注射針は採血用の針と比較してとても細いものを使います。長さはいくつか種類がありますので、皮下組織に届く長さのものを選びます。とてもやせていて、針が筋肉にとどいてしまう場合には、注射部位をつまんだり、針を少し斜めに射すこともありますが、通常は、最も短い4mmの針を使って皮膚に対してまっすぐに根元まで刺します。太っている人には、逆に適切な場所にとどかない場合がありますので、8mmの針がよいでしょう。

インスリン製剤の選択と同様に、1人ひとりの体にあった自己注射の方法も主治医・看護師が支援してくれますので、不安なことがあれば遠慮なく相談しましょう。

インスリン注射は、だれでも簡単にできます。

インスリン注射は、面倒で難しいと思っていませんか?
薬や注射器がどんどん進歩して、とても簡単に注射できるようになっています。

「インスリンペン型注入器」というとても便利な注射器が開発されて、手軽にインスリン注射ができます。
現在、インスリン製剤には、使い捨てタイプのキット製剤と、インスリンペン型注入器にカートリッジ製剤を装着して使用するタイプがあります1)
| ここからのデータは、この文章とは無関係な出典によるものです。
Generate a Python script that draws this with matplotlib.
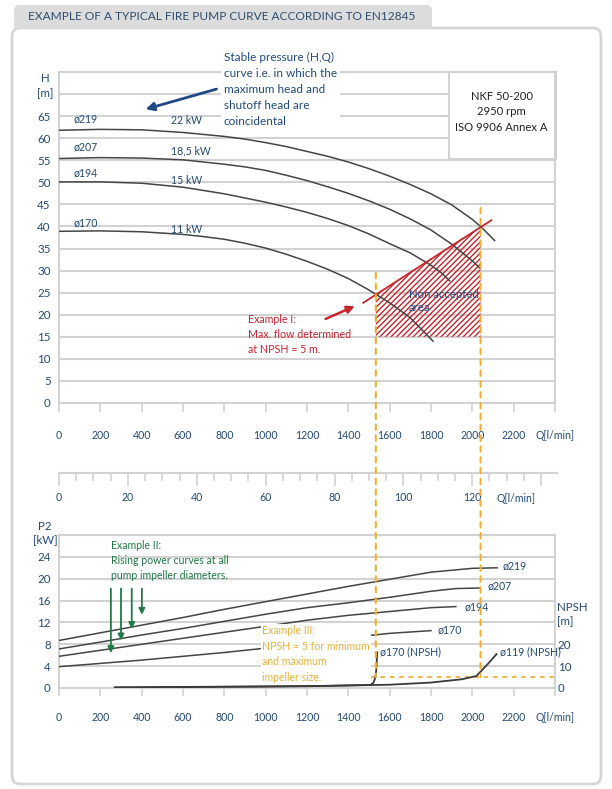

カートリッジ交換型インスリン注入器とカートリッジ 使い捨てタイプのインスリン注入器 イラスト

注射をする前に、次のことをしっかり覚えておくようにしましょう。

  1. 1日何回するのか
  2. いつ・どこに注射するのか

患者さんサポートダイアルを利用できます

注射の仕方は、自己注射をはじめる前に病院やクリニックで支援を受けます。注射の仕方がわからなくなった場合は、お使いのインスリン製剤の製造 ・販売元であるメーカーが設けている「患者さんサポートダイアル」を利用することもできます。

受付時間や曜日は各メーカーによって異なりますので、自分が今使っているインスリン製剤の名前に加えて、サポートダイアルの受け付け体制などもいつでもわかるようにしておくと便利です。

インスリン量の調節に血糖自己測定を活用

簡易血糖測定器を用いれば、患者さん自身で自分の血糖値を簡単に測定できます。血糖自己測定は、血糖の自己管理に活用できますし、インスリン療法を行っている患者さんであれば、血糖値にあわせたインスリン量の調整ができます。